Frattaroli is excited to bring in hard-to-come-by products from New England, such as cans of IPA from the Alchemist, and Tree House Distillery spirits. Beer lover Anthony Pino, who is the chef at Cunard Tavern, is curating the Pine Bar’s draft list, and Frattaroli is in charge of sourcing wines made in New England.
The bar’s cocktail menu—created by Joe Camiolo, head bartender—will use local spirits and ingredients from other market vendors, as well. The Hanover Street Espresso Martini features an espresso roast from day-one market vendor George Howell Coffee, for example, while the Sacred Cod combines area cranberries with Nantucket-made vodka from Triple Eight Distillery.
Local touches also appear throughout the bar’s design, which pays homage to the North End and New England in a few clever ways. The bar—which boasts a live-edge, pine countertop crafted by Brandon Gatti of Grain Architectural Millwork in East Boston—is named for the symbol on the New England flag, as well as a variation on the bartending colloquialism “behind the stick” or “behind the wood.” The flag’s red, green, and white color scheme also influenced the space’s palette (astute readers will also notice those are also the colors of the Italian flag). Continuing the theme, a map of New England will be painted behind the bar on sliding barn doors, which cover the liquor cabinets when the bar is closed and hide unsightly equipment like the dishwasher during open hours. The draft menu, meanwhile, will be listed on a mechanical, split-flap sign—a modern, internet-equipped version of the information boards once ubiquitous in train stations all over Boston and the world.
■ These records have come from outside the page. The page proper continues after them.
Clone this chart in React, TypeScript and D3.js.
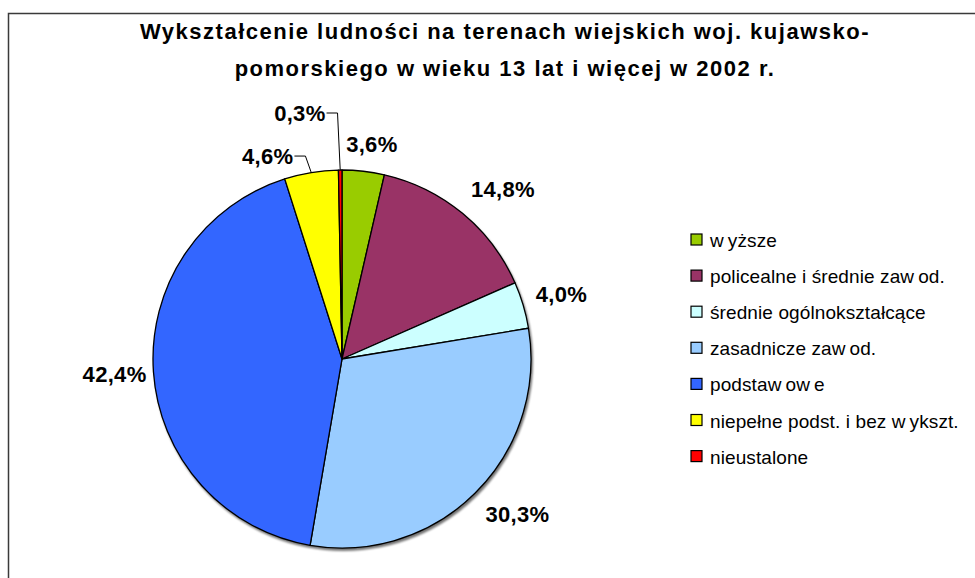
import React, { useEffect, useRef } from 'react';
import * as d3 from 'd3';

const titleLines = [
  'Wykształcenie ludności na terenach wiejskich woj. kujawsko-',
  'pomorskiego w wieku 13 lat i więcej w 2002 r.',
];
const categories = [
  'wyższe',
  'policealne i średnie zawod.',
  'średnie ogólnokształcące',
  'zasadnicze zawod.',
  'podstawowe',
  'niepełne podst. i bez wykszt.',
  'nieustalone',
];
const values = [3.6, 14.8, 4.0, 30.3, 42.4, 4.6, 0.3];
const colors = ['#99CC00', '#993366', '#CCFFFF', '#99CCFF', '#3366FF', '#FFFF00', '#FF0000'];
// label nudges (px) relative to default outside position; leader lines for moved labels
const labelNudges: [number, number][] = [[4, 13], [15, 6], [0, 0], [14, -7], [1, -1], [-37, 23], [-40, -17]];
const hasLeader = [false, false, false, false, false, true, true];

const W = 975;
const H = 578;

export default function App() {
  const ref = useRef<SVGSVGElement | null>(null);

  useEffect(() => {
    const svg = d3.select(ref.current);
    svg.selectAll('*').remove();

    const defs = svg.append('defs');
    defs.append('filter').attr('id', 'sh').attr('x', '-10%').attr('y', '-10%').attr('width', '120%').attr('height', '120%')
      .append('feGaussianBlur').attr('stdDeviation', 1.2);

    svg.append('rect').attr('width', W).attr('height', H).attr('fill', '#fff');
    // frame
    svg.append('rect').attr('x', 8.5).attr('y', 13.5).attr('width', W + 20).attr('height', H + 20)
      .attr('fill', 'none').attr('stroke', '#3a3a3a').attr('stroke-width', 1.5);

    // title
    const tg = svg.append('g');
    titleLines.forEach((t, i) => {
      tg.append('text').attr('x', 505).attr('y', 39 + i * 37)
        .attr('text-anchor', 'middle')
        .attr('font-family', '"Liberation Sans", Arial, sans-serif')
        .attr('font-weight', 'bold').attr('font-size', 22)
        .attr('letter-spacing', 1.5)
        .attr('fill', '#000').text(t);
    });

    const cx = 342, cy = 359, R = 189;
    const pie = d3.pie<number>().sort(null).value((d) => d)(values);
    const arc = d3.arc<d3.PieArcDatum<number>>().innerRadius(0).outerRadius(R);

    const g = svg.append('g').attr('transform', `translate(${cx},${cy})`);
    g.append('circle').attr('cx', 1.5).attr('cy', 2.5).attr('r', R + 0.5)
      .attr('fill', '#000').attr('opacity', 0.55).attr('filter', 'url(#sh)');
    g.selectAll('path.slice').data(pie).enter().append('path')
      .attr('class', 'slice')
      .attr('d', arc as any)
      .attr('fill', (_d, i) => colors[i])
      .attr('stroke', '#000').attr('stroke-width', 1.3).attr('stroke-linejoin', 'round');

    const fmt = (v: number) => d3.format('.1f')(v).replace('.', ',') + '%';
    const labelR = R + 40;
    pie.forEach((p, i) => {
      const a = (p.startAngle + p.endAngle) / 2;
      const lx = Math.sin(a) * labelR + labelNudges[i][0];
      const ly = -Math.cos(a) * labelR + labelNudges[i][1];
      const t = g.append('text').attr('x', lx).attr('y', ly + 8)
        .attr('text-anchor', 'middle')
        .attr('font-family', '"Liberation Sans", Arial, sans-serif')
        .attr('font-weight', 'bold').attr('font-size', 22)
        .attr('letter-spacing', 0.3)
        .attr('fill', '#000').text(fmt(values[i]));
      if (hasLeader[i]) {
        const w = (t.node() as SVGTextElement).getComputedTextLength();
        const x0 = lx + w / 2 + 1;
        const ex = Math.sin(a) * R;
        const ey = -Math.cos(a) * R;
        g.append('path')
          .attr('d', `M${x0},${ly}H${x0 + 11}L${ex},${ey}`)
          .attr('fill', 'none').attr('stroke', '#000').attr('stroke-width', 1);
      }
    });

    // legend
    const lg = svg.append('g');
    categories.forEach((c, i) => {
      const yc = 240 + i * 36.1;
      lg.append('rect').attr('x', 691).attr('y', yc - 6).attr('width', 11).attr('height', 11)
        .attr('fill', colors[i]).attr('stroke', '#000').attr('stroke-width', 1.2);
      const txt = lg.append('text').attr('x', 710).attr('y', yc + 7)
        .attr('font-family', '"Liberation Sans", Arial, sans-serif')
        .attr('font-size', 19).attr('letter-spacing', 0.1).attr('fill', '#000');
      const parts = c.split('w');
      parts.forEach((part, k) => {
        const s = part + (k < parts.length - 1 ? 'w' : '');
        if (!s) return;
        txt.append('tspan').attr('dx', k > 0 ? 4 : 0).text(s);
      });
    });
  }, []);

  return (
    <svg ref={ref} width={W} height={H}
      style={{ position: 'absolute', left: 0, top: 0, display: 'block' }} />
  );
}
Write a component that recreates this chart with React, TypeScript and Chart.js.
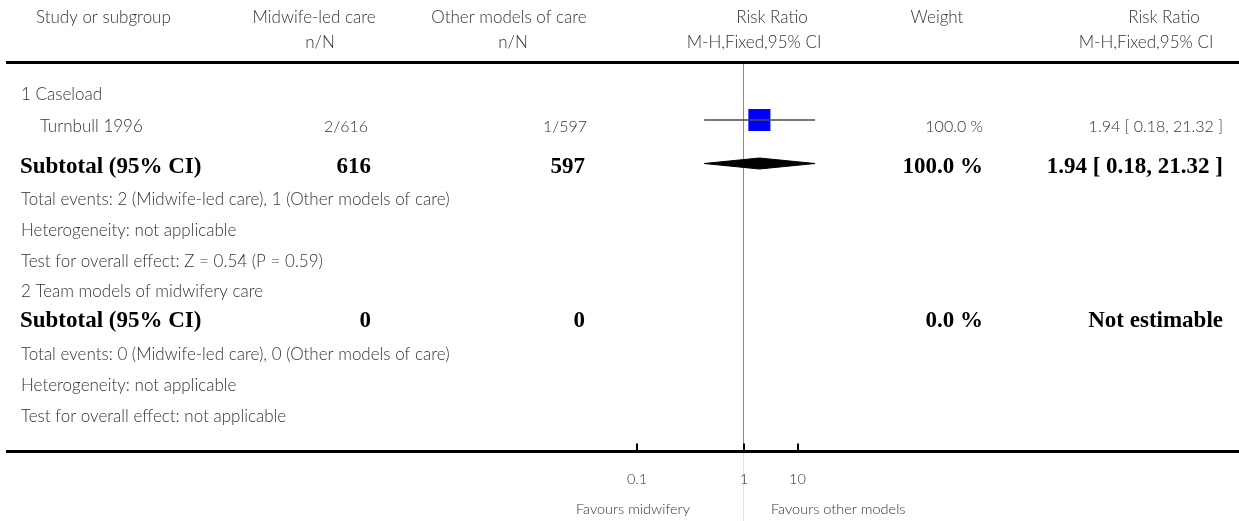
import React, { useEffect, useRef } from "react";
import { Chart, registerables } from "chart.js";

Chart.register(...registerables);

// ---------------- data ----------------
const HEADER_ROW_1 = ["Study or subgroup", "Midwife-led care", "Other models of care", "Risk Ratio", "Weight", "Risk Ratio"];
const HEADER_ROW_2 = ["n/N", "n/N", "M-H,Fixed,95% CI", "M-H,Fixed,95% CI"];

const SUBGROUP_NAMES = ["1 Caseload", "2 Team models of midwifery care"];
const GROUP_LABEL_A = "Midwife-led care";
const GROUP_LABEL_B = "Other models of care";

const STUDY_SUBGROUP = [0];
const STUDY_NAMES = ["Turnbull 1996"];
const STUDY_EVENTS_A = [2];
const STUDY_TOTAL_A = [616];
const STUDY_EVENTS_B = [1];
const STUDY_TOTAL_B = [597];
const STUDY_RR = [1.94];
const STUDY_CI_LOW = [0.18];
const STUDY_CI_HIGH = [21.32];
const STUDY_WEIGHT = [100.0];

const SUBTOTAL_N_A = [616, 0];
const SUBTOTAL_N_B = [597, 0];
const SUBTOTAL_RR: (number | null)[] = [1.94, null];
const SUBTOTAL_CI_LOW: (number | null)[] = [0.18, null];
const SUBTOTAL_CI_HIGH: (number | null)[] = [21.32, null];
const SUBTOTAL_WEIGHT = [100.0, 0.0];
const TOTAL_EVENTS_A = [2, 0];
const TOTAL_EVENTS_B = [1, 0];
const HETEROGENEITY = ["not applicable", "not applicable"];
const OVERALL_EFFECT = ["Z = 0.54 (P = 0.59)", "not applicable"];

const AXIS_TICK_VALUES = [0.01, 1, 10];
const AXIS_TICK_LABELS = ["0.1", "1", "10"];
const FAVOURS_LEFT = "Favours midwifery";
const FAVOURS_RIGHT = "Favours other models";

// ---------------- layout / style ----------------
const W = 1239;
const H = 521;
const TOP_RULE = 62.5;
const BOTTOM_RULE = 451.5;
const FIRST_ROW = 94.5;
const GAPS: Record<string, number> = {
  "header>study": 32.5,
  "study>study": 32,
  "study>subtotal": 40,
  "header>subtotal": 30,
  "subtotal>info": 33,
  "info>info": 31,
  "info>header": 29.5,
};
const SANS = "Lato";
const SERIF = "'Liberation Serif'";
const TEXT = "#333";

type Row = { kind: "header" | "study" | "subtotal" | "info"; text: string; idx: number; y: number };

function buildRows(): Row[] {
  const rows: Row[] = [];
  SUBGROUP_NAMES.forEach((name, g) => {
    rows.push({ kind: "header", text: name, idx: g, y: 0 });
    STUDY_NAMES.forEach((s, i) => {
      if (STUDY_SUBGROUP[i] === g) rows.push({ kind: "study", text: s, idx: i, y: 0 });
    });
    rows.push({ kind: "subtotal", text: "Subtotal (95% CI)", idx: g, y: 0 });
    rows.push({ kind: "info", text: `Total events: ${TOTAL_EVENTS_A[g]} (${GROUP_LABEL_A}), ${TOTAL_EVENTS_B[g]} (${GROUP_LABEL_B})`, idx: g, y: 0 });
    rows.push({ kind: "info", text: `Heterogeneity: ${HETEROGENEITY[g]}`, idx: g, y: 0 });
    rows.push({ kind: "info", text: `Test for overall effect: ${OVERALL_EFFECT[g]}`, idx: g, y: 0 });
  });
  let y = FIRST_ROW;
  rows.forEach((r, i) => {
    if (i > 0) y += GAPS[`${rows[i - 1].kind}>${r.kind}`] ?? 31;
    r.y = y - TOP_RULE; // value in y-scale units (px below top rule)
  });
  return rows;
}

const fmtCI = (rr: number, lo: number, hi: number) => `${rr.toFixed(2)} [ ${lo.toFixed(2)}, ${hi.toFixed(2)} ]`;

export default function App() {
  const ref = useRef<HTMLCanvasElement | null>(null);
  useEffect(() => {
    document.body.style.margin = "0";
    const canvas = ref.current!;
    const rows = buildRows();
    const STUDY_MARK_OFF = -7;
    const SUBTOTAL_MARK_OFF = -3.5;
    const DIAMOND_HALF = 5.5;

    const ciLine: any[] = [];
    const boxes: any[] = [];
    const centers: any[] = [];
    const diamonds: any[] = [];
    rows.forEach((r) => {
      if (r.kind === "study") {
        const i = r.idx;
        const yc = r.y + STUDY_MARK_OFF;
        ciLine.push({ x: STUDY_CI_LOW[i], y: yc }, { x: STUDY_CI_HIGH[i], y: yc }, { x: NaN, y: NaN });
        boxes.push({ x: STUDY_RR[i], y: yc });
        centers.push({ x: STUDY_RR[i], y: yc });
      }
      if (r.kind === "subtotal") {
        const g = r.idx;
        const rr = SUBTOTAL_RR[g], lo = SUBTOTAL_CI_LOW[g], hi = SUBTOTAL_CI_HIGH[g];
        if (rr != null && lo != null && hi != null) {
          const yc = r.y + SUBTOTAL_MARK_OFF;
          diamonds.push(
            { x: lo, y: yc },
            { x: rr, y: yc - DIAMOND_HALF },
            { x: hi, y: yc },
            { x: rr, y: yc + DIAMOND_HALF },
            { x: lo, y: yc },
            { x: NaN, y: NaN }
          );
        }
      }
    });

    const tablePlugin = {
      id: "forestTable",
      beforeDatasetsDraw(chart: any) {
        const { ctx, scales } = chart;
        const x1 = Math.round(scales.x.getPixelForValue(1)) - 0.5;
        ctx.save();
        ctx.lineWidth = 1;
        ctx.strokeStyle = "#8a8a8a";
        ctx.beginPath();
        ctx.moveTo(x1, TOP_RULE);
        ctx.lineTo(x1, BOTTOM_RULE);
        ctx.stroke();
        ctx.strokeStyle = "#e2e2e2";
        ctx.beginPath();
        ctx.moveTo(x1, BOTTOM_RULE);
        ctx.lineTo(x1, H);
        ctx.stroke();
        ctx.restore();
      },
      afterDraw(chart: any) {
        const { ctx, scales } = chart;
        const xs = scales.x;
        const ys = scales.y;
        ctx.save();
        // rules
        ctx.fillStyle = "#000";
        ctx.fillRect(6, TOP_RULE - 1.5, W - 6, 3);
        ctx.fillRect(6, BOTTOM_RULE - 1.5, W - 6, 3);
        // axis ticks (upward)
        AXIS_TICK_VALUES.forEach((v) => {
          const px = Math.round(xs.getPixelForValue(v));
          ctx.fillRect(px - 1, BOTTOM_RULE - 8, 2, 8);
        });

        const normal = `300 17px ${SANS}`;
        const numeric = `300 16px ${SANS}`;
        const small = `300 14.5px ${SANS}`;
        const bold = `bold 23px ${SERIF}`;
        const txt = (s: string, x: number, y: number, align: CanvasTextAlign, font: string, color = TEXT) => {
          ctx.font = font;
          ctx.fillStyle = color;
          ctx.textAlign = align;
          ctx.textBaseline = "middle";
          ctx.fillText(s, x, y);
        };
        // headers
        const h1y = 18, h2y = 42.5;
        txt(HEADER_ROW_1[0], 36, h1y, "left", normal);
        txt(HEADER_ROW_1[1], 314, h1y, "center", normal);
        txt(HEADER_ROW_1[2], 509, h1y, "center", normal);
        txt(HEADER_ROW_1[3], 772, h1y, "center", normal);
        txt(HEADER_ROW_1[4], 937, h1y, "center", normal);
        txt(HEADER_ROW_1[5], 1164, h1y, "center", normal);
        txt(HEADER_ROW_2[0], 320, h2y, "center", normal);
        txt(HEADER_ROW_2[1], 513, h2y, "center", normal);
        txt(HEADER_ROW_2[2], 754, h2y, "center", normal);
        txt(HEADER_ROW_2[3], 1146, h2y, "center", normal);

        rows.forEach((r) => {
          const y = ys.getPixelForValue(r.y);
          if (r.kind === "header" || r.kind === "info") {
            txt(r.text, 21, y, "left", normal);
          } else if (r.kind === "study") {
            const i = r.idx;
            txt(r.text, 40, y, "left", normal);
            txt(`${STUDY_EVENTS_A[i]}/${STUDY_TOTAL_A[i]}`, 368, y, "right", numeric);
            txt(`${STUDY_EVENTS_B[i]}/${STUDY_TOTAL_B[i]}`, 587, y, "right", numeric);
            txt(`${STUDY_WEIGHT[i].toFixed(1)} %`, 983, y, "right", numeric);
            txt(fmtCI(STUDY_RR[i], STUDY_CI_LOW[i], STUDY_CI_HIGH[i]), 1223, y, "right", numeric);
          } else {
            const g = r.idx;
            txt(r.text, 20, y, "left", bold, "#000");
            txt(`${SUBTOTAL_N_A[g]}`, 371, y, "right", bold, "#000");
            txt(`${SUBTOTAL_N_B[g]}`, 585, y, "right", bold, "#000");
            txt(`${SUBTOTAL_WEIGHT[g].toFixed(1)} %`, 983, y, "right", bold, "#000");
            const rr = SUBTOTAL_RR[g], lo = SUBTOTAL_CI_LOW[g], hi = SUBTOTAL_CI_HIGH[g];
            txt(rr != null && lo != null && hi != null ? fmtCI(rr, lo, hi) : "Not estimable", 1223, y, "right", bold, "#000");
          }
        });

        // axis labels
        AXIS_TICK_VALUES.forEach((v, i) => {
          txt(AXIS_TICK_LABELS[i], xs.getPixelForValue(v), 479, "center", small);
        });
        const x1 = xs.getPixelForValue(1);
        txt(FAVOURS_LEFT, x1 - 54, 509, "right", small);
        txt(FAVOURS_RIGHT, x1 + 27, 509, "left", small);
        ctx.restore();
      },
    };

    const chart = new Chart(canvas, {
      type: "scatter",
      data: {
        datasets: [
          {
            type: "line",
            data: diamonds,
            showLine: true,
            borderColor: "#000",
            backgroundColor: "#000",
            borderWidth: 1,
            pointRadius: 0,
            fill: "shape",
            spanGaps: false,
            tension: 0,
          } as any,
          {
            type: "line",
            data: ciLine,
            showLine: true,
            borderColor: "#4a4a4a",
            borderWidth: 1.5,
            pointRadius: 0,
            spanGaps: false,
            fill: false,
          } as any,
          {
            data: boxes,
            pointStyle: "rect",
            pointRadius: 15.6,
            backgroundColor: "#0000ff",
            borderWidth: 0,
          } as any,
          {
            data: centers,
            pointStyle: "line",
            rotation: 90,
            pointRadius: 2.5,
            borderColor: "#000",
            borderWidth: 1.2,
          } as any,
        ],
      },
      options: {
        animation: false,
        responsive: false,
        events: [],
        layout: { padding: { left: 637, right: W - 851, top: TOP_RULE, bottom: H - BOTTOM_RULE } },
        plugins: { legend: { display: false }, tooltip: { enabled: false }, title: { display: false } },
        scales: {
          x: { type: "logarithmic", min: 0.01, max: 100, display: false, bounds: "data" } as any,
          y: { type: "linear", min: 0, max: BOTTOM_RULE - TOP_RULE, reverse: true, display: false },
        },
      },
      plugins: [tablePlugin],
    });
    return () => chart.destroy();
  }, []);

  return (
    <div style={{ position: "fixed", left: 0, top: 0, width: W, height: H, background: "#fff" }}>
      <canvas ref={ref} width={W} height={H} style={{ width: W, height: H, display: "block" }} />
    </div>
  );
}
The most striking feature, however, is the Pine Bar’s marquee. It’s the first neon sign in the Boston Public Market, custom-made by Somerville’s formidable Neon Williams. The Pine Bar team designed it as a tribute to the iconic sign of the European, a bygone North End eatery that may have been New England’s first Italian restaurant when it opened around 1920. “I remember going there when I was a kid, but it opened before you could even put an Italian word on a sign,” Frattaroli recalls. “We really wanted it to be a tie between the macro and the micro” of New England and the North End, he says.
The Pine Bar itself aims to connect people with the market in new ways. It will have 11 full-service seats, plus a handful more on busier nights, and a quick-service ordering area. The Boston Public Market secured an all-alcohol liquor license from the City of Boston, so patrons can take their drinks with them to any of the seating areas throughout the marketplace and its outdoor dining area.
And the connections don’t stop there: There’s plenty of opportunity for cross-market collaborations, Cronin says. The Pine Bar won’t have any of its own food options, but Frattaroli is in talks with prepared-food vendors in the market about offering QR codes or other ordering assists that customers can access from the bar. The Pine Bar will also do all alcohol catering for events at the BPM, and the team plans to eventually host ticketed, beverage-paired dinners in a joint effort with market vendors. Plus, having a bar at Boston Public Market is poised to be a boon for New England’s craft beverage-makers—and the drinkers who love them. “Instead of having to go to Portland or Stowe, you can just come here,” Frattaroli says, “or you might try something here that will make you want to go to those places.”
100 Hanover St., Boston, pinebarboston.com.